**What is expected:**
Copy exactly, and only, the lines below from the first through the one containing "bar_h = 22.2 * PY", both included; pictures are omitted.

▼

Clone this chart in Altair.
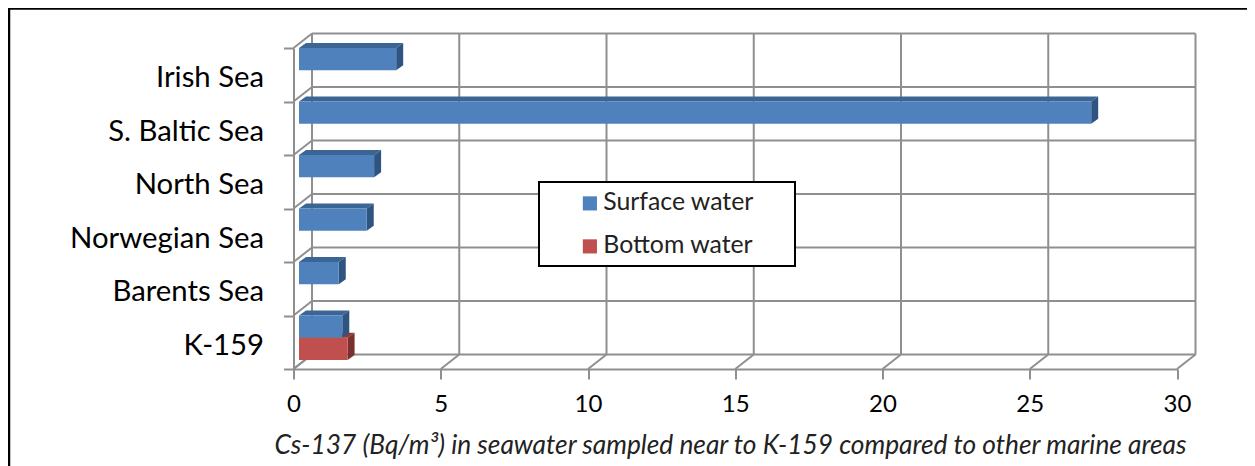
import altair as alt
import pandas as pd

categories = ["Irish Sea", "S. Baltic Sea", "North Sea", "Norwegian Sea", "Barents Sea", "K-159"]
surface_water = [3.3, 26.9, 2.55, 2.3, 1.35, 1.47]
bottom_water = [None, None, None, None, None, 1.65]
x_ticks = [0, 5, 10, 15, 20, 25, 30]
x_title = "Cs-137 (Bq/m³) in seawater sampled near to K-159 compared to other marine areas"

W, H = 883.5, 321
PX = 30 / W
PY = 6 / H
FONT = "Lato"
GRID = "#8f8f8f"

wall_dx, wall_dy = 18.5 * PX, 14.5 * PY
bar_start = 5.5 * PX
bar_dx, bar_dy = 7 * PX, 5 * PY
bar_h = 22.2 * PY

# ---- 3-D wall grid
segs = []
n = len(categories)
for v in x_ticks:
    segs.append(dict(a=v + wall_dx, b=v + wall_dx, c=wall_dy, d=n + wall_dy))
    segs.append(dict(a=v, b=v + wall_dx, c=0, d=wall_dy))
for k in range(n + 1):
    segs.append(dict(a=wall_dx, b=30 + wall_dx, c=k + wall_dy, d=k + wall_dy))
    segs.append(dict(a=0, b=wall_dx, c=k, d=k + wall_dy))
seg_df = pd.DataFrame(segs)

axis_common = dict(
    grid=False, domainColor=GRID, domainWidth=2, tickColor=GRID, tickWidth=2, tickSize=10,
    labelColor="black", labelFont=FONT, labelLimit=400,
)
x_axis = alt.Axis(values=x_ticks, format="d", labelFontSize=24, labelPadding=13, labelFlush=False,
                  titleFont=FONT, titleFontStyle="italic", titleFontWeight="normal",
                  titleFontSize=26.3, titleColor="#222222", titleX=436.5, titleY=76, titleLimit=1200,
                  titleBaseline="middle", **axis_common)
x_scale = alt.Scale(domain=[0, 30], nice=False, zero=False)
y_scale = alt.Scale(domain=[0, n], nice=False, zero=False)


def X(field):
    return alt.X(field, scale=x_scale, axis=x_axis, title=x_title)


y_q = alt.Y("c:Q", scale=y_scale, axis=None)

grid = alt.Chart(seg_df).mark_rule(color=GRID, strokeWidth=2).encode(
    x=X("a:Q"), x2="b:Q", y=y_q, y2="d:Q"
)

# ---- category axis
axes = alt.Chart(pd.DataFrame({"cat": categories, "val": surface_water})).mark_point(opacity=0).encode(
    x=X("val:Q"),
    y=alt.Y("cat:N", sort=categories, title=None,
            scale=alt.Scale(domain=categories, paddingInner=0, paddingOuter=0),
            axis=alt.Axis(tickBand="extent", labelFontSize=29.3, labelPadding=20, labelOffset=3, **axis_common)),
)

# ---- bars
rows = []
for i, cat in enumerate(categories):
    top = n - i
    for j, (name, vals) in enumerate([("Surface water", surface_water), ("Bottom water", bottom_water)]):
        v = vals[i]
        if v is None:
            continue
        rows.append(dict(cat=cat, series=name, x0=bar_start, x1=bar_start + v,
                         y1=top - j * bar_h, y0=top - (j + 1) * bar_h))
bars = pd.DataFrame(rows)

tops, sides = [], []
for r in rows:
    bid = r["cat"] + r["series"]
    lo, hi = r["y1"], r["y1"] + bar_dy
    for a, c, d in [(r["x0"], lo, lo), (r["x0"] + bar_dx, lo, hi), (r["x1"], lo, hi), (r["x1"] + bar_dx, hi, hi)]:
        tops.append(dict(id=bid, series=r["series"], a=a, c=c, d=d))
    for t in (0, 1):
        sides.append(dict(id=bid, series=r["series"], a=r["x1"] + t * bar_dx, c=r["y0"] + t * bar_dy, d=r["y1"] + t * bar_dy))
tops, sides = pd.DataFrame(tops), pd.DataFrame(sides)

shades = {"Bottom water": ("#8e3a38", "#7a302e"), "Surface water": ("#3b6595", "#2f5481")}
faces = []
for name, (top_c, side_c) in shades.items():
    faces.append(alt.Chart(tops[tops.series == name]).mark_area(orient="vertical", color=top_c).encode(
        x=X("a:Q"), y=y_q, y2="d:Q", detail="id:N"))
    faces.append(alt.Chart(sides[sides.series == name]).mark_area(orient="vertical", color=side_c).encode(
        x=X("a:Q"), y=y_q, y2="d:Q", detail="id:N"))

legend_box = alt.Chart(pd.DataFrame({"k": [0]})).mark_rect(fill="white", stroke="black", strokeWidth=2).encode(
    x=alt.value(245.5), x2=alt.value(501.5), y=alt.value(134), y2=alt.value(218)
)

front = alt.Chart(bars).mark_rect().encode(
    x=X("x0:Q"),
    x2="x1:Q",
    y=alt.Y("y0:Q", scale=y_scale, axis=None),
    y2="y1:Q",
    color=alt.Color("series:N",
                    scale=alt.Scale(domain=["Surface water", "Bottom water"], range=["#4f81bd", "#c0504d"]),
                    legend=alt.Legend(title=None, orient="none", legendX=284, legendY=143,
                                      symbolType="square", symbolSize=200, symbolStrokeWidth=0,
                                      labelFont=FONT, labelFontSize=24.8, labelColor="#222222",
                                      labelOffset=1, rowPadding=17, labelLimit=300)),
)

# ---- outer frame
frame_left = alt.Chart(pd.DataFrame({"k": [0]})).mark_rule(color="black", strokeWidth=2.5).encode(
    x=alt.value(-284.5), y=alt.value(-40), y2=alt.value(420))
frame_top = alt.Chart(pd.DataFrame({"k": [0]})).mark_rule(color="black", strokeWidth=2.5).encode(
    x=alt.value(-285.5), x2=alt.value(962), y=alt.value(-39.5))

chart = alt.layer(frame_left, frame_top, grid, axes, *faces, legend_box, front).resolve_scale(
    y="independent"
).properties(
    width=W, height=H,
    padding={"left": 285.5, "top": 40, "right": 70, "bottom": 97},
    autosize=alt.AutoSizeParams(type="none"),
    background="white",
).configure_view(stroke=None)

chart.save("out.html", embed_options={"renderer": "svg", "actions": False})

▲

**Solution to this exercise:**
Clone this chart in Altair.
import altair as alt
import pandas as pd

categories = ["Irish Sea", "S. Baltic Sea", "North Sea", "Norwegian Sea", "Barents Sea", "K-159"]
surface_water = [3.3, 26.9, 2.55, 2.3, 1.35, 1.47]
bottom_water = [None, None, None, None, None, 1.65]
x_ticks = [0, 5, 10, 15, 20, 25, 30]
x_title = "Cs-137 (Bq/m³) in seawater sampled near to K-159 compared to other marine areas"

W, H = 883.5, 321
PX = 30 / W
PY = 6 / H
FONT = "Lato"
GRID = "#8f8f8f"

wall_dx, wall_dy = 18.5 * PX, 14.5 * PY
bar_start = 5.5 * PX
bar_dx, bar_dy = 7 * PX, 5 * PY
bar_h = 22.2 * PY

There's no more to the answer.